From the listing below, extract every line in which the word "chart" appears.
***
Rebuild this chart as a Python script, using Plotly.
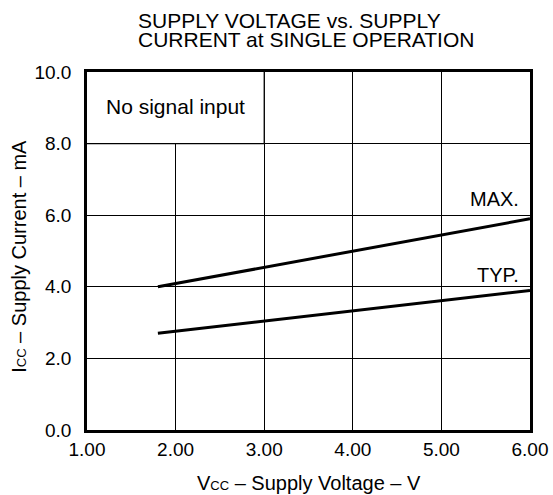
import plotly.graph_objects as go

vcc = [1.8, 6.0]
icc_max = [4.0, 5.9]
icc_typ = [2.7, 3.9]
x_ticks = [1, 2, 3, 4, 5, 6]
x_labels = ["1.00", "2.00", "3.00", "4.00", "5.00", "6.00"]
y_ticks = [0, 2, 4, 6, 8, 10]
y_labels = ["0.0", "2.0", "4.0", "6.0", "8.0", "10.0"]

FONT = "Liberation Sans, Arial, Helvetica, sans-serif"
BLK = "black"

fig = go.Figure()
fig.add_trace(go.Scatter(x=vcc, y=icc_max, mode="lines",
                         line=dict(color=BLK, width=3), showlegend=False))
fig.add_trace(go.Scatter(x=vcc, y=icc_typ, mode="lines",
                         line=dict(color=BLK, width=3), showlegend=False))

shapes = [
    dict(type="rect", xref="x", yref="y", x0=1, x1=3, y0=8, y1=10,
         fillcolor="white", line=dict(width=0), layer="above"),
    dict(type="line", xref="x", yref="y", x0=3, x1=3, y0=8, y1=10,
         line=dict(color=BLK, width=1.2), layer="above"),
    dict(type="line", xref="x", yref="y", x0=1, x1=3, y0=8, y1=8,
         line=dict(color=BLK, width=1.2), layer="above"),
]
fig.update_layout(shapes=shapes)

def ann(**kw):
    kw.setdefault("showarrow", False)
    fig.add_annotation(**kw)

ann(x=2.0, y=9.04, xref="x", yref="y", text="No signal input",
    font=dict(family=FONT, size=21, color=BLK))
ann(x=5.9, y=6.09, xref="x", yref="y", text="MAX.", xanchor="right",
    yanchor="bottom", font=dict(family=FONT, size=20, color=BLK))
ann(x=5.9, y=3.98, xref="x", yref="y", text="TYP.", xanchor="right",
    yanchor="bottom", font=dict(family=FONT, size=20, color=BLK))

# title (two lines, left-aligned, tight leading)
ann(x=0.111, y=1.1445, xref="paper", yref="paper", xanchor="left", yanchor="middle",
    text="SUPPLY VOLTAGE vs. SUPPLY", font=dict(family=FONT, size=21, color=BLK))
ann(x=0.111, y=1.0908, xref="paper", yref="paper", xanchor="left", yanchor="middle",
    text="CURRENT at SINGLE OPERATION", font=dict(family=FONT, size=21, color=BLK))

# axis titles
ann(x=0.502, y=-0.148, xref="paper", yref="paper", xanchor="center", yanchor="middle",
    text="V<span style='font-size:13px'>CC</span> – Supply Voltage – V",
    font=dict(family=FONT, size=20, color=BLK))
ann(x=-0.154, y=0.486, xref="paper", yref="paper", xanchor="center", yanchor="middle",
    textangle=-90,
    text="I<span style='font-size:13px'>CC</span> – Supply Current – mA",
    font=dict(family=FONT, size=20, color=BLK))

fig.update_layout(
    width=553, height=495,
    paper_bgcolor="white", plot_bgcolor="white",
    margin=dict(l=87, r=23, t=72, b=65, autoexpand=False),
    font=dict(family=FONT, color=BLK),
    xaxis=dict(range=[1, 6], tickvals=x_ticks, ticktext=x_labels,
               showgrid=True, gridcolor=BLK, gridwidth=1.2,
               showline=True, linecolor=BLK, linewidth=2.5, mirror=True,
               ticks="", zeroline=False, automargin=False,
               tickfont=dict(family=FONT, size=19, color=BLK)),
    yaxis=dict(range=[0, 10], tickvals=y_ticks, ticktext=y_labels,
               showgrid=True, gridcolor=BLK, gridwidth=1.2,
               showline=True, linecolor=BLK, linewidth=2.5, mirror=True,
               ticks="", zeroline=False, automargin=False, ticklabelstandoff=9,
               tickfont=dict(family=FONT, size=19, color=BLK)),
)

fig.write_html(
    "out.html",
    config={"displayModeBar": False},
    post_script="document.body.style.margin='0';document.body.style.overflow='hidden';",
)
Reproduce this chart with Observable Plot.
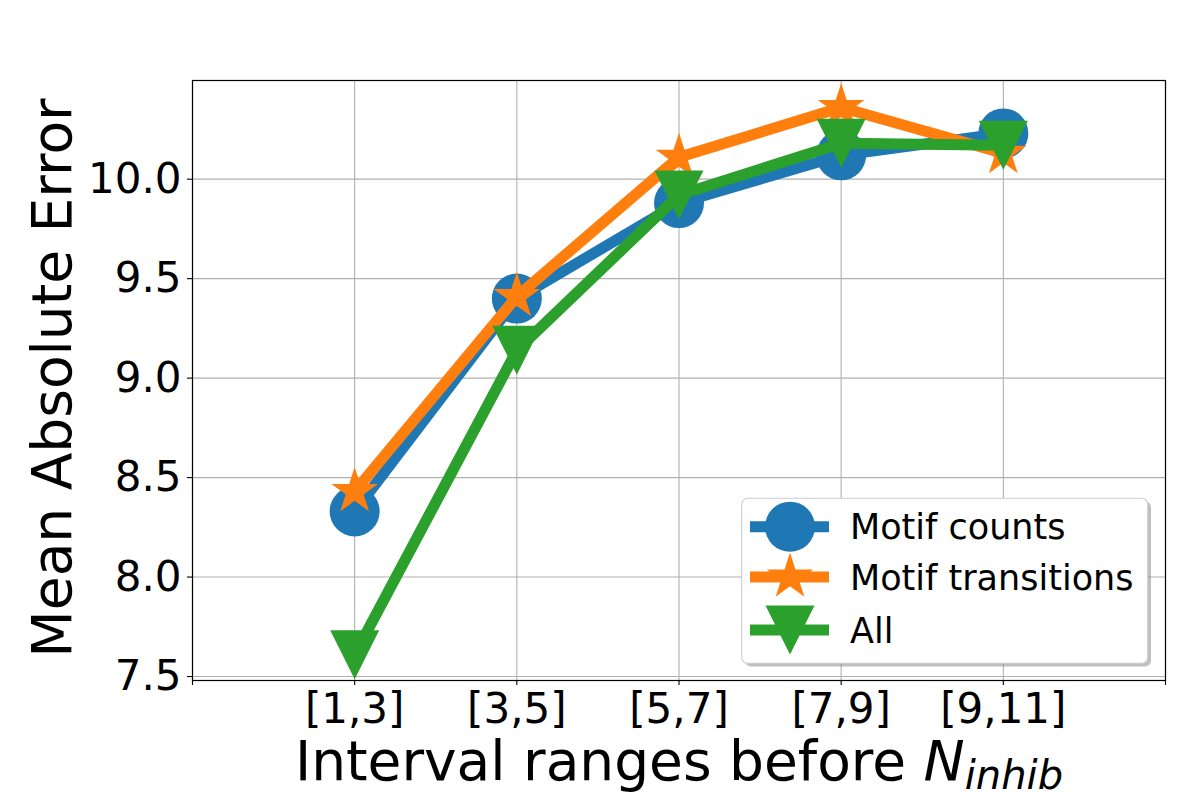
<!DOCTYPE html>
<html>
<head>
<meta charset="utf-8">
<script src="https://cdn.jsdelivr.net/npm/d3@7"></script>
<script src="https://cdn.jsdelivr.net/npm/@observablehq/plot@0.6"></script>
<style>
  html, body { margin: 0; padding: 0; background: white; }
  #chart { width: 1200px; height: 800px; }
</style>
</head>
<body>
<div id="chart"></div>
<script>
// ---- data ----
const categories = ["[1,3]", "[3,5]", "[5,7]", "[7,9]", "[9,11]"];
const motifCounts = [8.33, 9.40, 9.88, 10.12, 10.23];
const motifTransitions = [8.43, 9.41, 10.11, 10.36, 10.13];
const allFeatures = [7.61, 9.14, 9.92, 10.18, 10.17];
const seriesNames = ["Motif counts", "Motif transitions", "All"];
const seriesColors = ["#1f77b4", "#ff7f0e", "#2ca02c"];
const yTicks = [7.5, 8.0, 8.5, 9.0, 9.5, 10.0];

// ---- custom marker symbols (matplotlib-like) ----
const starSym = {
  draw(ctx, size) {
    const R = Math.sqrt(size / Math.PI), r = R * 0.381966;
    for (let k = 0; k < 10; k++) {
      const a = Math.PI * k / 5, rad = k % 2 ? r : R;
      const px = rad * Math.sin(a), py = -rad * Math.cos(a);
      if (k) ctx.lineTo(px, py); else ctx.moveTo(px, py);
    }
    ctx.closePath();
  }
};
const triDownSym = {
  draw(ctx, size) {
    const s = Math.sqrt(size / Math.PI);
    ctx.moveTo(-s, -s); ctx.lineTo(s, -s); ctx.lineTo(0, s); ctx.closePath();
  }
};
const circleSym = d3.symbolCircle;
const symbols = [circleSym, starSym, triDownSym];
const radii = [25, 24.5, 24.5];

const seriesValues = [motifCounts, motifTransitions, allFeatures];
const seriesData = seriesValues.map(vals => vals.map((v, i) => ({x: i, y: v})));

const xTicks = d3.range(-1, categories.length + 1);

const marks = [
  Plot.gridX({ticks: xTicks, stroke: "#b0b0b0", strokeOpacity: 1, strokeWidth: 1.1}),
  Plot.gridY({ticks: yTicks, stroke: "#b0b0b0", strokeOpacity: 1, strokeWidth: 1.1}),
  Plot.axisY({ticks: yTicks, tickFormat: d3.format(".1f"), fontSize: 42, tickSize: 5, tickPadding: 6, label: null, strokeWidth: 1.1}),
  Plot.axisX({ticks: xTicks, tickFormat: i => categories[i] ?? "", fontSize: 42, tickSize: 5, tickPadding: 8, label: null, strokeWidth: 1.1}),
  Plot.frame({stroke: "black", strokeWidth: 1.2})
];
seriesData.forEach((data, k) => {
  marks.push(Plot.line(data, {x: "x", y: "y", stroke: seriesColors[k], strokeWidth: 11, strokeLinejoin: "round", strokeLinecap: "butt"}));
  marks.push(Plot.dot(data, {x: "x", y: "y", r: radii[k], symbol: symbols[k], fill: seriesColors[k], stroke: "none"}));
});

const plot = Plot.plot({
  width: 1200,
  height: 800,
  marginLeft: 192,
  marginRight: 35,
  marginTop: 80,
  marginBottom: 120,
  style: {fontFamily: "DejaVu Sans", background: "white", color: "black", overflow: "visible"},
  x: {type: "linear", domain: [-1, 5]},
  y: {domain: [7.48, 10.496]},
  marks
});
document.getElementById("chart").appendChild(plot);

// ---- labels and legend ----
const svg = d3.select(plot);
svg.append("text")
  .attr("transform", "translate(71,378) rotate(-90)")
  .attr("text-anchor", "middle")
  .attr("font-family", "DejaVu Sans")
  .attr("font-size", 55)
  .attr("fill", "black")
  .text("Mean Absolute Error");

const xl = svg.append("text")
  .attr("x", 679).attr("y", 780)
  .attr("text-anchor", "middle")
  .attr("font-family", "DejaVu Sans")
  .attr("font-size", 55)
  .attr("fill", "black");
xl.append("tspan").text("Interval ranges before ");
xl.append("tspan").attr("font-style", "italic").text("N");
xl.append("tspan").attr("font-style", "italic").attr("font-size", 40).attr("dy", 9).text("inhib");

const lg = svg.append("g").attr("text-anchor", "start");
lg.append("rect").attr("x", 745).attr("y", 501.5).attr("width", 406).attr("height", 165).attr("rx", 6)
  .attr("fill", "#808080").attr("fill-opacity", 0.5);
lg.append("rect").attr("x", 741.7).attr("y", 498.3).attr("width", 406).attr("height", 165).attr("rx", 6)
  .attr("fill", "white").attr("stroke", "#cccccc").attr("stroke-width", 1.1);
const rowY = [526.7, 577, 630];
seriesNames.forEach((name, k) => {
  const g = lg.append("g");
  g.append("line").attr("x1", 750).attr("x2", 829).attr("y1", rowY[k]).attr("y2", rowY[k])
    .attr("stroke", seriesColors[k]).attr("stroke-width", 11);
  g.append("path")
    .attr("transform", `translate(790,${rowY[k]})`)
    .attr("d", d3.symbol(symbols[k], radii[k] * radii[k] * Math.PI)())
    .attr("fill", seriesColors[k]);
  g.append("text").attr("x", 850).attr("y", rowY[k]).attr("dy", "0.36em")
    .attr("text-anchor", "start")
    .attr("font-family", "DejaVu Sans").attr("font-size", 35).attr("fill", "black")
    .text(name);
});
</script>
</body>
</html>
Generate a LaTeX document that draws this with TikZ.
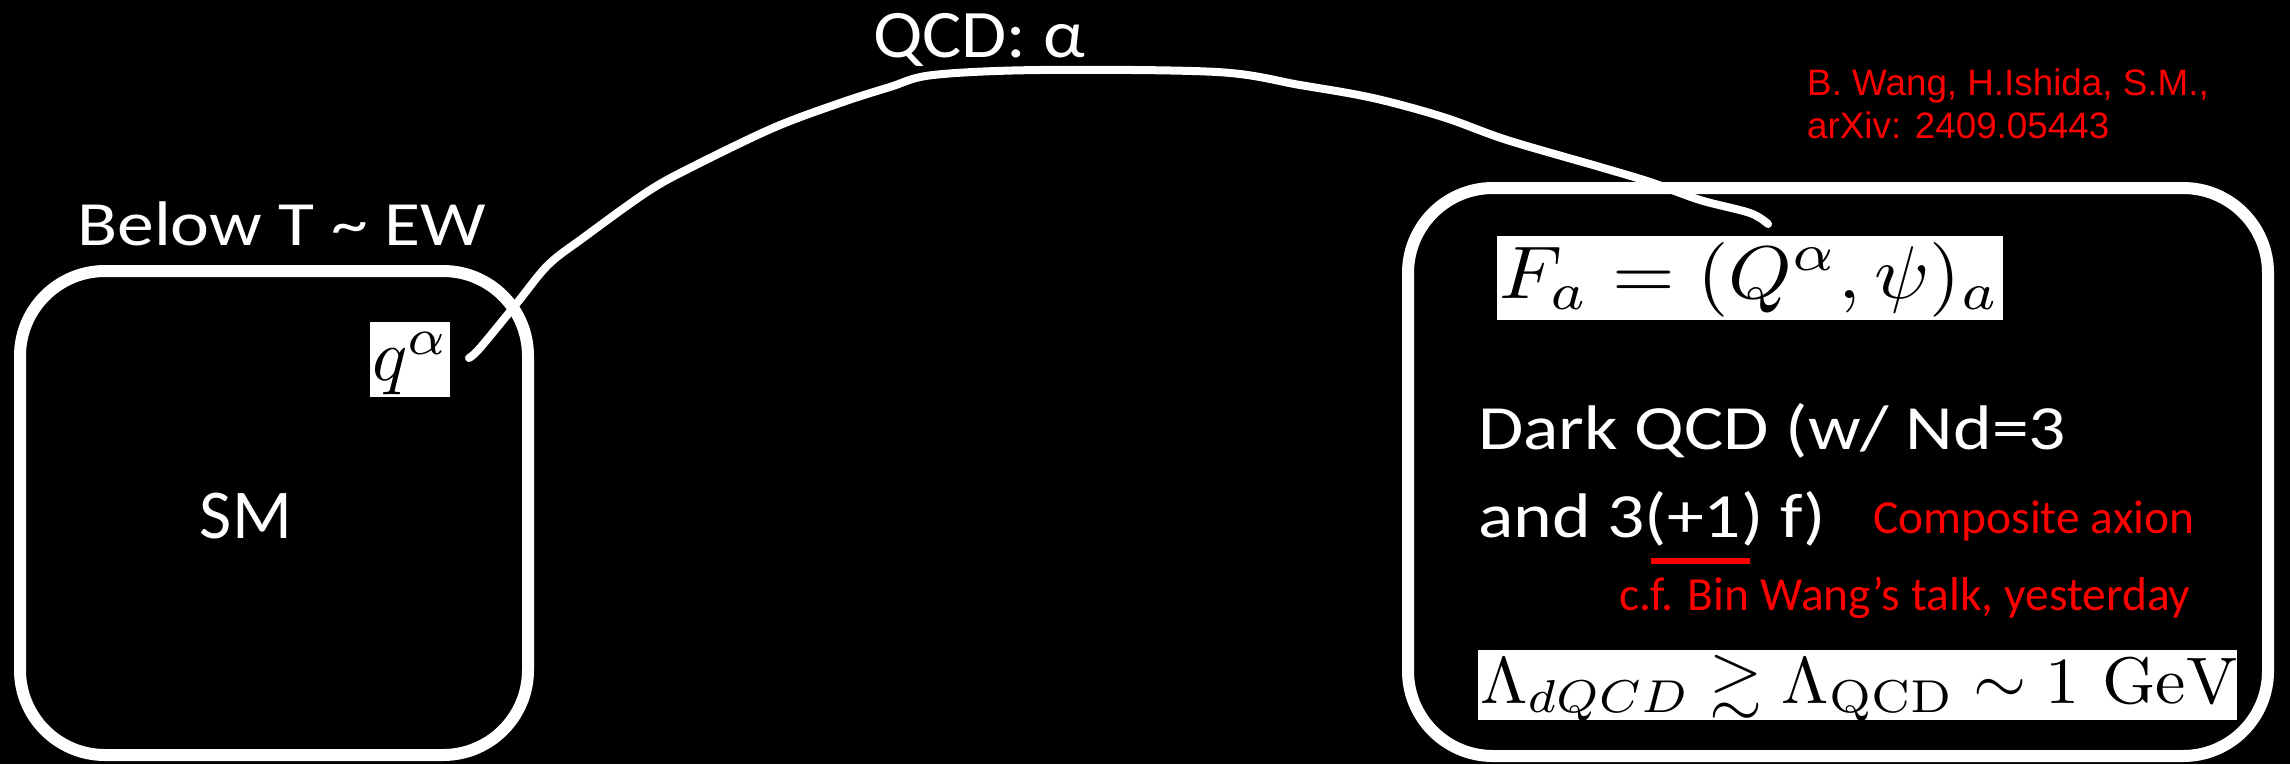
\RequirePackage{fix-cm}
\documentclass[tikz,border=0pt]{standalone}
\usepackage{amssymb}
\usepackage{graphicx}
\usepackage{fontspec}
\newfontfamily\calib{Carlito}
\newfontfamily\arialf{Liberation Sans}
\tikzset{
  boxline/.style={draw=white, line width=12pt, rounded corners=85pt, inner sep=0pt, outer sep=0pt, anchor=north west},
  wire/.style={draw=white, line width=8pt, line cap=round, line join=round},
  mathbg/.style={fill=white},
  mathtxt/.style={text=black, inner sep=0pt, outer sep=0pt, font=\fontsize{10}{12}\selectfont},
  wtext/.style={text=white, inner sep=0pt, anchor=base west, font=\calib\fontsize{63}{70}\selectfont},
  rtext/.style={text=red, inner sep=0pt, anchor=base west, font=\calib\fontsize{47.5}{50}\selectfont},
  cite/.style={text=red, inner sep=0pt, anchor=base west, font=\arialf\fontsize{36.8}{43}\selectfont},
}
\begin{document}
\begin{tikzpicture}[x=1pt, y=-1pt]
\fill[black] (0,0) rectangle (2290,764);
\useasboundingbox (0,0) rectangle (2290,764);

% boxes
\node[boxline, minimum width=508pt, minimum height=484pt] (smbox) at (20,271) {};
\node[boxline, minimum width=860pt, minimum height=568pt] (dkbox) at (1408,188) {};

% left box texts
\node[wtext] (below) at (77,245) {\scalebox{1.17}[1]{Below T \textasciitilde{} EW}};
\node[text=white, inner sep=0pt, anchor=base, font=\calib\fontsize{70}{75}\selectfont] (sm) at (246,538) {SM};
\fill[mathbg] (370,322) rectangle (450,397);
\node[mathtxt, anchor=south west] (q) at (372,395) {\resizebox*{77pt}{63pt}{$q^\alpha$}};

% top label
\node[wtext, font=\calib\fontsize{68}{72}\selectfont] (qcd) at (873,57) {\scalebox{1.08}[1]{QCD: α}};

% citation
\node[cite] (cite1) at (1807,95) {B. Wang, H.Ishida, S.M.,};
\node[cite] (cite2) at (1807,138) {arXiv: 2409.05443};

% right box contents
\fill[mathbg] (1497,236) rectangle (2003,320);
\node[mathtxt, anchor=base west] (fa) at (1499,298) {\resizebox{501pt}{56pt}{$F_a = (Q^\alpha, \psi)_a$}};
\node[wtext] (dark1) at (1478,449) {\scalebox{1.17}[1]{Dark QCD (w/ Nd=3}};
\node[wtext] (dark2) at (1478,537) {\scalebox{1.17}[1]{and 3(+1) f)}};
\draw[red, line width=6pt] (1651,561) -- (1750,561);
\node[rtext] (comp) at (1873,533) {Composite axion};
\node[rtext] (cf) at (1619,610) {c.f. Bin Wang’s talk, yesterday};
\fill[mathbg] (1478,650) rectangle (2237,720);
\node[mathtxt, anchor=base west] (lam) at (1480,703) {\resizebox{757pt}{48pt}{$\Lambda_{dQCD} \gtrsim \Lambda_{\mathrm{QCD}} \sim 1\ \mathrm{GeV}$}};

% connector
\coordinate (qend) at (469,358);
\coordinate (fend) at (1768,224);
\draw[wire] plot[smooth, tension=0.55] coordinates {(qend) (480,348) (517,303) (548,265) (583,238) (647,192) (690,168) (773,128) (840,103) (890,87) (933,75) (1040,70) (1217,72) (1300,85) (1373,98) (1443,117) (1507,140) (1600,167) (1650,182) (1700,200) (1750,213) (fend)};
\end{tikzpicture}
\end{document}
***
ANSWER TO THE TASK >>
Rebuild this chart as a Python script, using Plotly.
Reproduce this chart with Observable Plot.
  #chart { width: 1200px; height: 800px; }
<div id="chart"></div>
document.getElementById("chart").appendChild(plot);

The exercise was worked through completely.